Science has always been a contested terrain, especially its origins.
In early twentieth century, the British scholar Richard Livingstone explained science as a product of truthfulness among the Greeks.
He said this was not because the Greeks told fewer lies than other people:
"[The Greeks] had the desire and the power to see the world as it is. By this essential quality they gave Europe the conception of philosophy and science. These we inherit from them alone; Palestine and our German ancestors neither created them, nor show any signs of the temper that creates them, and Rome received her share from Greece."
In 1930, another British classical scholar, John Burnet, outraged many of his academic class with his praise of the Greeks and their invention of science:
"My aim has been to show that a new thing came into the world with the early Ionian [Greek] teachers [of seventh to fifth centuries BCE] -- the thing we call science -- and that they first pointed the way which Europe has followed ever since, so that... it is an adequate description of science to say that it is 'thinking about the world in the Greek way.' That is why science has never existed except among peoples who have come under the influence of Greece."
In the early 1950s, the German scholar Bruno Snell gave credit to the Greeks for inventing scientific thought, indeed tracing science out of the Greek language. He explained how that happened:
"Greek is the only language which allows us to trace the true relation between speech and the rise of science; for in no other tongue did the concepts of science grow straight from the body of the language. In Greece, and only in Greece, did theoretic thought emerge without outside influence, and nowhere else was there an autochthonous formation of scientific terms. All other languages are derivative; they have borrowed or translated or got their terms by some other devious route from the Greeks. And it was only with the help of the unique achievement of the Greeks that the other societies were able to progress beyond their own pace of conceptual development."
The Dutch historian of science, E. J. Dijksterhuis, explained that our present-day knowledge comes straight from Hellas. This is particularly true on mathematics and natural science where "Aristotle, like no other Hellene, perhaps like no other scholar of any age, dominated the evolution of scientific thought."
In 1978, Arpad Szabo of the Mathematical Institute, Hungarian Academy of Sciences, suggested the Greeks might have borrowed some of their scientific knowledge from the Egyptians and Mesopotamians. But he saw a difference in the science of the Greeks and the science of Egyptians and Babylonians:
"The most substantial difference between Greek and Oriental sciences is that the former is an ingenious system of knowledge built up according to the method of logical deduction, whereas the latter is nothing more than a collection of instructions and rules of thumb, often accompanied by examples, having to do with how some particular mathematical tasks are to be carried out."
Despite this truth, modern scientists to some degree continue the Christian slander that the Greeks plagiarized the Egyptian and Mesopotamian achievement in science.
In 1979, Geoffrey Lloyd, professor of ancient philosophy and science at Cambridge University, explained the scientific contributions of the Egyptians and Babylonians and the Greeks:
"[The Greeks] were certainly not the first to develop a complex mathematics -- only the first to use, and then also to give a formal analysis of, a concept of rigorous mathematical demonstration.
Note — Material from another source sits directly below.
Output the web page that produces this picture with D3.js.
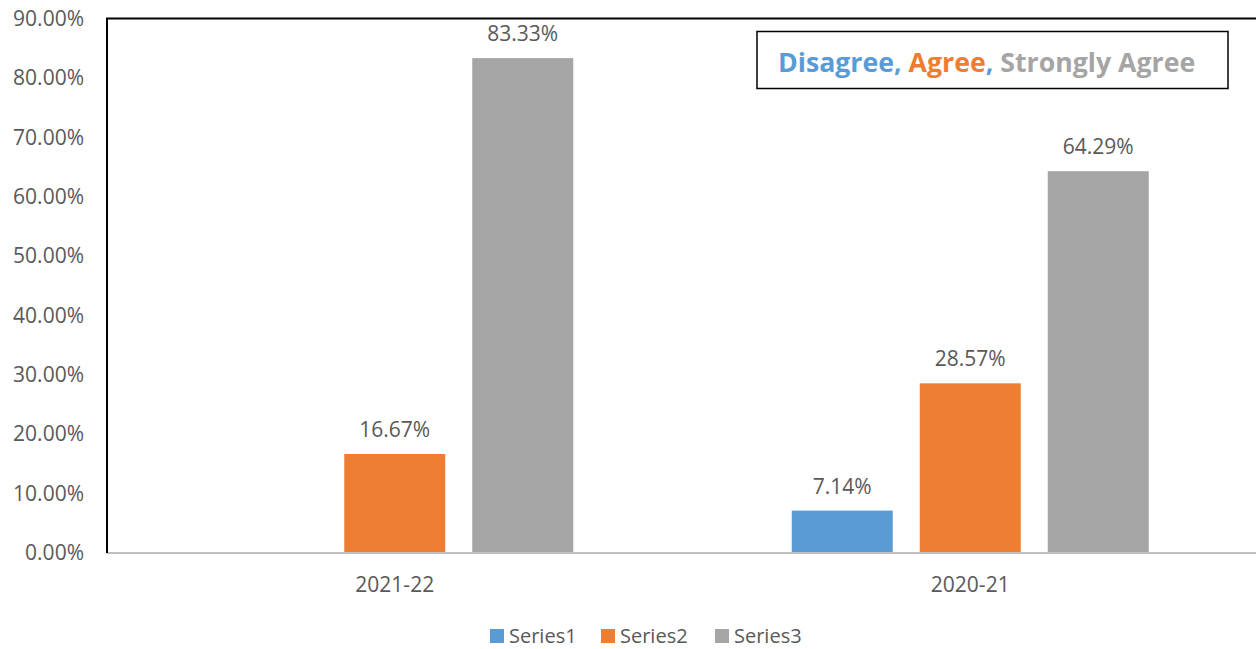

They were not the first to carry out careful observations in astronomy and medicine, only the first -- eventually -- to develop an explicit notion of empirical research and to debate its role in natural science. They were not the first to diagnose and treat some medical cases without reference to postulated divine or daemonic agencies, only the first to express a category of the 'magical' and to attempt to exclude it from medicine."
Lloyd concluded that Western science "is continuous with, and may be said to originate in, that of ancient Greece... [T]he Greeks provided science with its essential framework, asserting the possibility of the inquiry and initiating the debate that continues today on its aims and methods."
In the late 1990s, a group of French, Italian, British and American scholars wrote a guide to classical knowledge, which they called "Greek Thought." In their introduction, the editors wrote about the "unparalleled originality" of the Greeks.
The Greek past, they said, is also the past of the Western people, our past. The Greeks nourished us with their countless texts. With the Greeks, they continued, "We are on home ground in a distant land; we are traveling without leaving our own room. All our thinking, in one way or another, passes through reflection on the Greeks."